What this car crusher sacrifices in its final product’s denseness is more than made up for by its efficiency.
The cars we drive are mostly air, and scrap dealers are paid by the pound, not by volume. So squeezing the air out of cars means they can fit more of them onto a trailer. Cramming more cars onto a trailer reduces transportation charges, adding to the dealer’s profits.
Squeezing the air out of a car, or course, means crushing it. Car crushers come in a variety of configurations. Some crush cars in sections to make ultra-dense bales. But crushing a car in several “bites” takes time. Other machines crush cars from several directions to produce dense “logs.” And even though they may not turn out cars as dense and compact as other crushers, platform crushers work quickly, and can even crush more than one car at a time.

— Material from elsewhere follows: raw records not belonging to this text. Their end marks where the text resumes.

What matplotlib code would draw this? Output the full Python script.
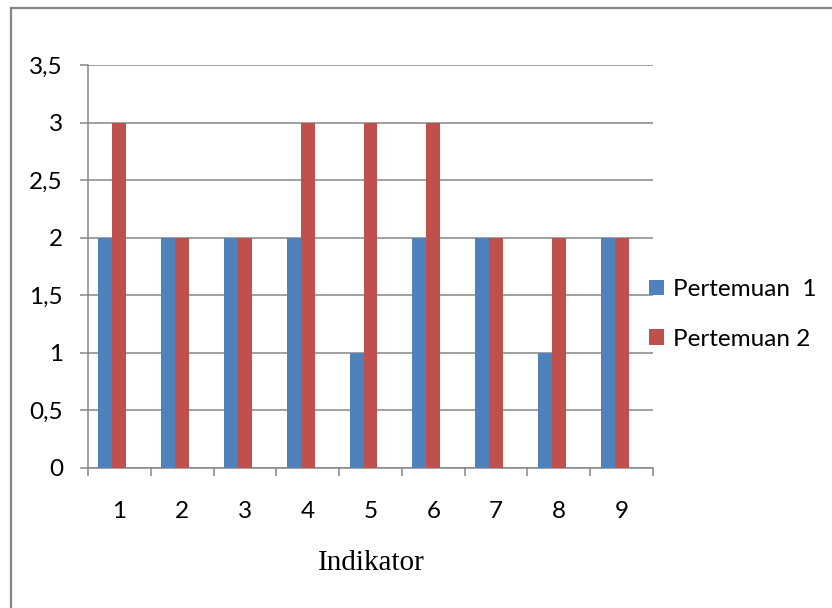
import matplotlib
matplotlib.use("Agg")
import matplotlib.pyplot as plt
import numpy as np
from matplotlib.patches import Patch
from matplotlib.lines import Line2D

categories = ["1", "2", "3", "4", "5", "6", "7", "8", "9"]
pertemuan_1 = [2, 2, 2, 2, 1, 2, 2, 1, 2]
pertemuan_2 = [3, 2, 2, 3, 3, 3, 2, 2, 2]
series_labels = ["Pertemuan  1", "Pertemuan 2"]
y_ticks = [0, 0.5, 1, 1.5, 2, 2.5, 3, 3.5]
y_tick_labels = ["0", "0,5", "1", "1,5", "2", "2,5", "3", "3,5"]
x_label = "Indikator"

BLUE = "#4F81BD"
RED = "#C0504D"
GRID = "#868686"
FS = 17.5

plt.rcParams["font.family"] = ["Lato", "DejaVu Sans"]

fig = plt.figure(figsize=(8.32, 6.08), dpi=100)
ax = fig.add_axes([88 / 832, 1 - 468 / 608, (653 - 88) / 832, (468 - 65) / 608])

x = np.arange(len(categories))
w = 1 / 4.5  # three slots per category with 150% gap
ax.bar(x - w, pertemuan_1, width=w, color=BLUE, label=series_labels[0], zorder=3)
ax.bar(x, pertemuan_2, width=w, color=RED, label=series_labels[1], zorder=3)

ax.set_xlim(-0.5, len(categories) - 0.5)
ax.set_ylim(0, 3.5)
ax.set_yticks(y_ticks)
ax.set_yticklabels(y_tick_labels)
ax.set_xticks(x)
ax.set_xticklabels(categories)
ax.set_xticks(np.arange(len(categories) + 1) - 0.5, minor=True)

ax.yaxis.grid(True, color=GRID, linewidth=1.1, zorder=0)
ax.set_axisbelow(True)
for s in ["top", "right"]:
    ax.spines[s].set_visible(False)
for s in ["left", "bottom"]:
    ax.spines[s].set_color(GRID)
    ax.spines[s].set_linewidth(1.1)

ax.tick_params(axis="y", length=6, width=1.1, color=GRID, pad=12,
               labelsize=FS, labelcolor="black")
ax.tick_params(axis="x", which="major", length=0, pad=24,
               labelsize=FS, labelcolor="black")
ax.tick_params(axis="x", which="minor", length=6, width=1.1, color=GRID)

fig.text(371 / 832, 1 - 563 / 608, x_label, ha="center", va="center",
         fontsize=21, family=["Liberation Serif", "DejaVu Serif"])

handles = [Patch(facecolor=BLUE, edgecolor="none"),
           Patch(facecolor=RED, edgecolor="none")]
fig.legend(handles, series_labels, loc="center left",
           bbox_to_anchor=(649 / 832, 1 - 314.5 / 608), frameon=False,
           fontsize=FS, handlelength=0.6, handleheight=0.6,
           handletextpad=0.37, labelspacing=1.17, borderpad=0,
           borderaxespad=0)

# outer chart border (left and top edges)
fig.add_artist(Line2D([10.5 / 832, 10.5 / 832], [0, 1 - 8 / 608],
                      transform=fig.transFigure, color=GRID, linewidth=1.6))
fig.add_artist(Line2D([10.5 / 832, 1], [1 - 8 / 608, 1 - 8 / 608],
                      transform=fig.transFigure, color=GRID, linewidth=1.6))

fig.savefig("out.png", dpi=100)
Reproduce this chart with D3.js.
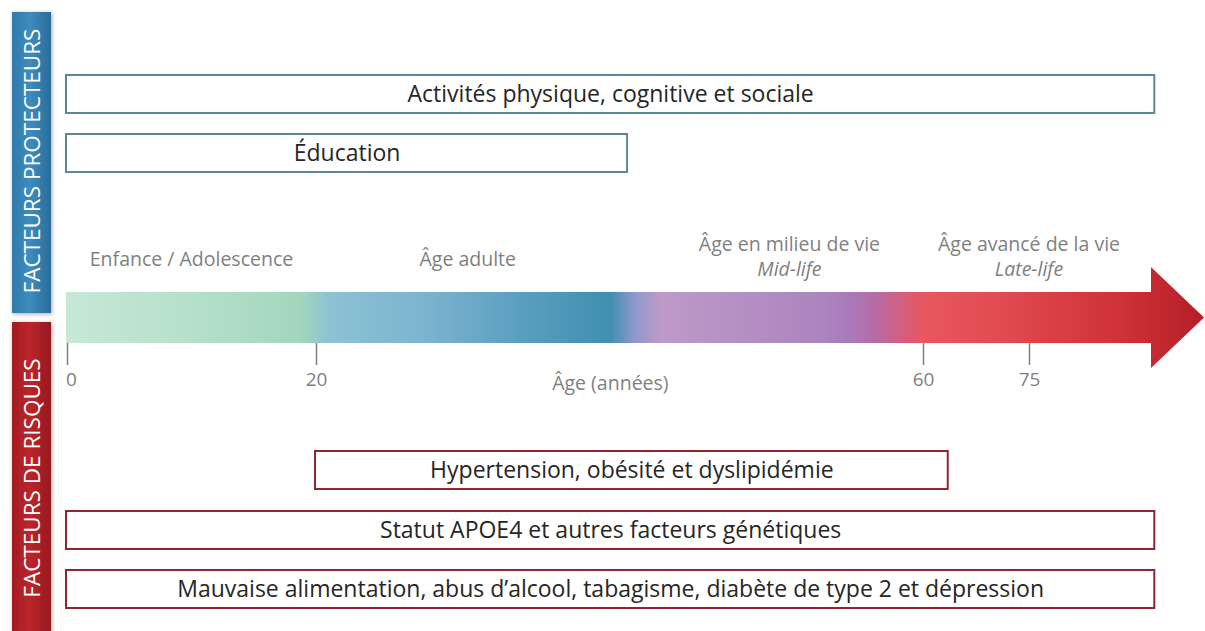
<!DOCTYPE html>
<html>
<head>
<meta charset="utf-8">
<script src="https://cdn.jsdelivr.net/npm/d3@7"></script>
<style>
  body { margin: 0; background: #fff; }
  text { font-family: "Open Sans", Lato, sans-serif; }
</style>
</head>
<body>
<svg id="chart" width="1205" height="631"></svg>
<script>
// ages on the axis and where they sit (the axis is schematic, not linear)
let ageDomain = [0, 20, 60, 75, 100];
let tickAges = [0, 20, 60, 75];

let periods = [
    {label: "Enfance / Adolescence", sub: null, age: 10},
    {label: "Âge adulte", sub: null, age: 30},
    {label: "Âge en milieu de vie", sub: "Mid-life", age: 51.2},
    {label: "Âge avancé de la vie", sub: "Late-life", age: 75}
];

let protecteurs = [
    {label: "Activités physique, cognitive et sociale", start: 0, end: 92.9},
    {label: "Éducation", start: 0, end: 40.5}
];

let risques = [
    {label: "Hypertension, obésité et dyslipidémie", start: 20, end: 63.5},
    {label: "Statut APOE4 et autres facteurs génétiques", start: 0, end: 92.9},
    {label: "Mauvaise alimentation, abus d’alcool, tabagisme, diabète de type 2 et dépression", start: 0, end: 92.9}
];

// colour stops of the arrow, by age
let arrowStops = [
    [0, "#c7e8d7"], [10.7, "#b4dfc9"], [18.7, "#a3d6bd"], [20.9, "#8cc2d3"],
    [26.9, "#7db4d0"], [33.4, "#5b9fc0"], [39.4, "#3f8fb0"], [41, "#8f98cc"],
    [42.7, "#bd9ac8"], [53.5, "#ac84bf"], [55.2, "#a979bb"], [57, "#b96aa3"],
    [60, "#e8575f"], [70.9, "#e14b51"], [88, "#cf3238"], [100, "#b51e28"]
];

let svg = d3.select("#chart");
let defs = svg.append("defs");

let x = d3.scaleLinear().domain(ageDomain).range([67, 316, 923, 1029, 1204]);

// ---- side labels ----
function sideGrad(id, c0, c1, c2) {
    let g = defs.append("linearGradient").attr("id", id)
        .attr("x1", "0%").attr("x2", "100%").attr("y1", "0%").attr("y2", "0%");
    g.append("stop").attr("offset", "0%").attr("stop-color", c0);
    g.append("stop").attr("offset", "45%").attr("stop-color", c1);
    g.append("stop").attr("offset", "100%").attr("stop-color", c2);
}
sideGrad("gBlue", "#3079a8", "#3d8cbf", "#2a6d99");
sideGrad("gRed", "#a31c22", "#bc252b", "#951a20");

let shadow = defs.append("filter").attr("id", "shadow")
    .attr("x", "-30%").attr("y", "-10%").attr("width", "160%").attr("height", "120%");
shadow.append("feDropShadow").attr("dx", 1).attr("dy", 1).attr("stdDeviation", 2)
    .attr("flood-color", "#000").attr("flood-opacity", 0.35);

let sides = [
    {label: "FACTEURS PROTECTEURS", y0: 12, y1: 313, fill: "url(#gBlue)"},
    {label: "FACTEURS DE RISQUES", y0: 322, y1: 640, fill: "url(#gRed)"}
];
let textMid = [161, 478];

sides.forEach(function (s, i) {
    svg.append("rect")
        .attr("x", 12).attr("y", s.y0)
        .attr("width", 39).attr("height", s.y1 - s.y0)
        .attr("fill", s.fill)
        .attr("filter", "url(#shadow)");
    svg.append("text")
        .attr("transform", "translate(40," + textMid[i] + ") rotate(-90)")
        .attr("text-anchor", "middle")
        .attr("font-size", "22.5px")
        .attr("fill", "#fff")
        .text(s.label);
});

// ---- arrow ----
let grad = defs.append("linearGradient").attr("id", "gArrow")
    .attr("gradientUnits", "userSpaceOnUse")
    .attr("x1", x(0) - 1).attr("x2", x(100)).attr("y1", 0).attr("y2", 0);
grad.selectAll("stop").data(arrowStops).enter().append("stop")
    .attr("offset", d => (x(d[0]) - x(0) + 1) / (x(100) - x(0) + 1))
    .attr("stop-color", d => d[1]);

let barTop = 292, barBot = 343, headTop = 267, headBot = 368, headX = 1151;
let arrowPath = d3.path();
arrowPath.moveTo(x(0) - 1, barTop);
arrowPath.lineTo(headX, barTop);
arrowPath.lineTo(headX, headTop);
arrowPath.lineTo(x(100), (headTop + headBot) / 2);
arrowPath.lineTo(headX, headBot);
arrowPath.lineTo(headX, barBot);
arrowPath.lineTo(x(0) - 1, barBot);
arrowPath.closePath();

svg.append("path")
    .attr("d", arrowPath.toString())
    .attr("fill", "url(#gArrow)");

// ---- axis ----
let axis = d3.axisBottom(x).tickValues(tickAges).tickSize(22).tickPadding(6);
let gAxis = svg.append("g")
    .attr("transform", "translate(0," + barBot + ")")
    .call(axis);
gAxis.select(".domain").remove();
gAxis.selectAll(".tick line").attr("stroke", "#7f7f7f").attr("stroke-width", 1.5);
gAxis.selectAll(".tick text")
    .attr("fill", "#7f7f7f")
    .attr("font-size", "19px")
    .attr("font-family", "'Open Sans', Lato, sans-serif")
    .attr("dy", "0.8em");
gAxis.selectAll(".tick text").filter(d => d === 0).attr("dx", "0.2em");

svg.append("text")
    .attr("x", x(39.4)).attr("y", 390)
    .attr("text-anchor", "middle")
    .attr("font-size", "19.5px")
    .attr("fill", "#7f7f7f")
    .text("Âge (années)");

// ---- life periods ----
periods.forEach(function (p) {
    let t = svg.append("text")
        .attr("x", x(p.age))
        .attr("text-anchor", "middle")
        .attr("font-size", "19.5px")
        .attr("fill", "#7f7f7f");
    if (p.sub) {
        t.attr("y", 251).text(p.label);
        svg.append("text")
            .attr("x", x(p.age)).attr("y", 276)
            .attr("text-anchor", "middle")
            .attr("font-size", "19.5px")
            .attr("font-style", "italic")
            .attr("fill", "#7f7f7f")
            .text(p.sub);
    } else {
        t.attr("y", 266).text(p.label);
    }
});

// ---- factor boxes ----
function boxes(data, tops, stroke) {
    data.forEach(function (d, i) {
        svg.append("rect")
            .attr("x", x(d.start) - 1).attr("y", tops[i])
            .attr("width", x(d.end) - x(d.start) + 1).attr("height", 38)
            .attr("fill", "#fff")
            .attr("stroke", stroke).attr("stroke-width", 2);
        svg.append("text")
            .attr("x", (x(d.start) + x(d.end)) / 2)
            .attr("y", tops[i] + 27)
            .attr("text-anchor", "middle")
            .attr("font-size", "23px")
            .attr("fill", "#262626")
            .text(d.label);
    });
}
boxes(protecteurs, [75, 134], "#5b8894");
boxes(risques, [451, 511, 570], "#8e2630");
</script>
</body>
</html>
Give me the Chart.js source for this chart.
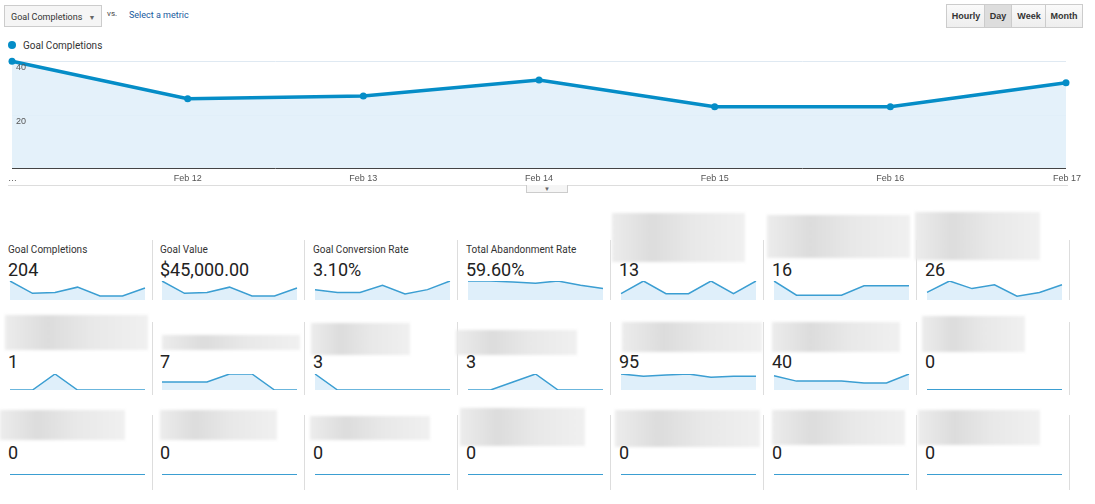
<!DOCTYPE html>
<html><head><meta charset="utf-8">
<script src="https://cdn.jsdelivr.net/npm/chart.js@4"></script>
<style>
body{margin:0;width:1095px;height:504px;background:#fff;font-family:Roboto,Arial,sans-serif;position:relative;overflow:hidden}
.abs{position:absolute}
.btn{border:1px solid #ccc;background:linear-gradient(#fafafa,#eee);font:bold 9px Arial,sans-serif;color:#333;text-align:center;line-height:22px;height:22px}
.lbl{font-size:10px;color:#333}
.val{font-size:18px;color:#222}
.blur{background:linear-gradient(90deg,#ececec,#dcdcdc 30%,#e8e8e8 60%,#f0f0f0);filter:blur(1.5px)}
.sep{width:1px;background:#ddd}
</style></head><body>
<div class="abs" style="left:4px;top:5px;width:98px;height:22px;border:1px solid #ccc;background:#f5f5f5;font-size:9px;line-height:22px;color:#333;padding-left:6px;box-sizing:border-box">Goal Completions <span style="font-size:7px;color:#666;margin-left:4px">▼</span></div>
<div class="abs" style="left:107px;top:9px;font-size:8px;color:#444">vs.</div>
<div class="abs" style="left:129px;top:10px;font-size:9px;color:#1a5a9e">Select a metric</div>
<div class="abs btn" style="left:946px;top:4px;width:38px">Hourly</div>
<div class="abs btn" style="left:984px;top:4px;width:26px;background:#ddd">Day</div>
<div class="abs btn" style="left:1011px;top:4px;width:34px">Week</div>
<div class="abs btn" style="left:1045px;top:4px;width:36px">Month</div>
<div class="abs" style="left:8px;top:41px;width:8px;height:8px;border-radius:50%;background:#058dc7"></div>
<div class="abs" style="left:23px;top:40px;font-size:10px;color:#333">Goal Completions</div>
<canvas id="main" class="abs" width="1095" height="190" style="left:0;top:0;width:1095px;height:190px"></canvas>
<div class="abs" style="left:8px;top:185px;width:1060px;height:1px;background:#ddd"></div>
<div class="abs" style="left:526px;top:185px;width:40px;height:7px;border:1px solid #ccc;border-top:none;background:#f5f5f5;font-size:6px;text-align:center;color:#666;line-height:7px">▼</div>
<div id="grid"></div>
<script>
const labels=["Feb 11","Feb 12","Feb 13","Feb 14","Feb 15","Feb 16","Feb 17"];
const tickLabels=["…","Feb 12","Feb 13","Feb 14","Feb 15","Feb 16","Feb 17"];
const goalCompletions=[40,26,27,33,23,23,32];
const yTicks=[20,40];
const cardNames=["Goal Completions","Goal Value","Goal Conversion Rate","Total Abandonment Rate"];
const cardValues=["204","$45,000.00","3.10%","59.60%","13","16","26","1","7","3","3","95","40","0","0","0","0","0","0","0","0"];
const sparks=[
 [40,26,27,33,23,23,32],[40,26,27,33,23,23,32],[24,22,22,27,21,24,30],[60,60,59,58,60,56,53],
 [1,3,1,1,3,1,3],[4,1,1,1,3,3,3],[2,5,3,4,1,2,4],
 [0,0,1,0,0,0,0],[1,1,1,2,2,0,0],[3,0,0,0,0,0,0],[0,0,1,2,0,0,0],[15,13,14,15,12,13,13],[8,5,5,5,4,4,9],[0,0,0,0,0,0,0],
 [0,0,0,0,0,0,0],[0,0,0,0,0,0,0],[0,0,0,0,0,0,0],[0,0,0,0,0,0,0],[0,0,0,0,0,0,0],[0,0,0,0,0,0,0],[0,0,0,0,0,0,0]];

const drawPlug={id:'gadraw',beforeDatasetsDraw(c){const {ctx,chartArea:a,scales:{x,y}}=c;ctx.save();
 ctx.strokeStyle='#dfe9f2';ctx.lineWidth=1;
 yTicks.forEach(v=>{const p=Math.round(y.getPixelForValue(v))+.5;ctx.beginPath();ctx.moveTo(a.left,p);ctx.lineTo(a.right,p);ctx.stroke();});
 ctx.restore();},
 afterDatasetsDraw(c){const {ctx,chartArea:a,scales:{x,y}}=c;ctx.save();
 ctx.font='9px Arial';ctx.fillStyle='#555';ctx.textBaseline='top';ctx.textAlign='left';
 yTicks.forEach(v=>ctx.fillText(String(v),a.left+4,y.getPixelForValue(v)+2));
 ctx.strokeStyle='#444';ctx.lineWidth=1;ctx.beginPath();ctx.moveTo(a.left,a.bottom+.5);ctx.lineTo(a.right,a.bottom+.5);ctx.stroke();
 tickLabels.forEach((t,i)=>{const px=x.getPixelForValue(i);const last=i==tickLabels.length-1;ctx.textAlign=i==0?'left':(last?'right':'center');ctx.fillText(t,last?px+15:(i==0?px-4:px),a.bottom+6);});
 ctx.restore();}};
new Chart(document.getElementById('main'),{type:'line',data:{labels,datasets:[{data:goalCompletions,borderColor:'#058dc7',borderWidth:3.5,backgroundColor:'rgba(225,240,250,0.9)',fill:'origin',tension:0,pointRadius:3.5,pointBackgroundColor:'#058dc7',pointBorderWidth:0}]},
 options:{responsive:false,animation:false,devicePixelRatio:1,layout:{padding:{left:12,right:29,top:48,bottom:22}},
 plugins:{legend:{display:false},tooltip:{enabled:false}},
 scales:{x:{display:false,offset:false},y:{display:false,min:0,max:45}}},plugins:[drawPlug]});

const colX=[8,160,313,466,619,772,925];
const rows=[{lbl:250,val:259,sp:281,sh:19,sep:[240,300]},{lbl:330,val:351,sp:374,sh:16,sep:[322,395]},{lbl:425,val:442,sp:472,sh:3,sep:[415,490]}];
const blurs=[null,null,null,null,[612,213,133,49],[767,215,143,43],[915,212,125,48],
 [5,315,143,35],[162,335,138,15],[311,323,99,32],[456,330,121,25],[622,322,140,30],[772,322,128,30],[922,316,103,36],
 [0,410,125,30],[160,410,117,30],[310,416,120,24],[460,408,125,38],[615,410,145,37],[772,410,133,35],[918,410,122,35]];
const g=document.getElementById('grid');
for(let r=0;r<3;r++){const R=rows[r];
 for(let c=0;c<7;c++){const i=r*7+c,x=colX[c];
  if(r==0&&c<4){const d=document.createElement('div');d.className='abs lbl';d.style.cssText=`left:${x}px;top:${R.lbl-6}px`;d.textContent=cardNames[c];g.appendChild(d);}
  if(blurs[i]){const b=blurs[i],d=document.createElement('div');d.className='abs blur';d.style.cssText=`left:${b[0]}px;top:${b[1]}px;width:${b[2]}px;height:${b[3]}px`;g.appendChild(d);}
  const v=document.createElement('div');v.className='abs val';v.style.cssText=`left:${x}px;top:${R.val}px`;v.textContent=cardValues[i];g.appendChild(v);
  const cv=document.createElement('canvas');cv.className='abs';cv.width=140;cv.height=R.sh+4;cv.style.cssText=`left:${x}px;top:${R.sp-2}px`;g.appendChild(cv);
  const data=sparks[i],mx=Math.max(...data);const lo=(r==0&&c<4)?Math.min(...data)*0.8:0;
  new Chart(cv,{type:'line',data:{labels,datasets:[{data,borderColor:'#3b9ed2',borderWidth:mx>0?1.5:2,backgroundColor:'rgba(220,237,249,0.9)',fill:'start',tension:0,pointRadius:0}]},
   options:{responsive:false,animation:false,devicePixelRatio:1,layout:{padding:{left:2,right:3,top:2,bottom:2}},plugins:{legend:{display:false},tooltip:{enabled:false}},
   scales:{x:{display:false},y:{display:false,min:lo,max:mx>0?mx:1}}}});
  const s=document.createElement('div');s.className='abs sep';s.style.cssText=`left:${colX[c]+144}px;top:${R.sep[0]}px;height:${R.sep[1]-R.sep[0]}px`;g.appendChild(s);
 }}
</script></body></html>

One such platform crusher is the Impact V, from Al-Jon Mfg. LLC, Ottumwa, Iowa. Al-Jon is a family owned and operated manufacturer founded more than 50 years ago. In addition to car crushers, which the company first introduced in 1964, Al-Jon also designs and builds landfill compactors and balers — all of which rely heavily on hydraulics. The Impact V comes mounted to a standard semi trailer, enabling it to be easily transported to different locations or moved around a scrap yard. It can be operated by a single person either manually or by radio remote control. The machine’s crushing chamber is 20-ft long, 84-in. wide, and 90-in. high with the lid fully raised. When fully lowered, the lid moves to within 9-in. of the lower bed.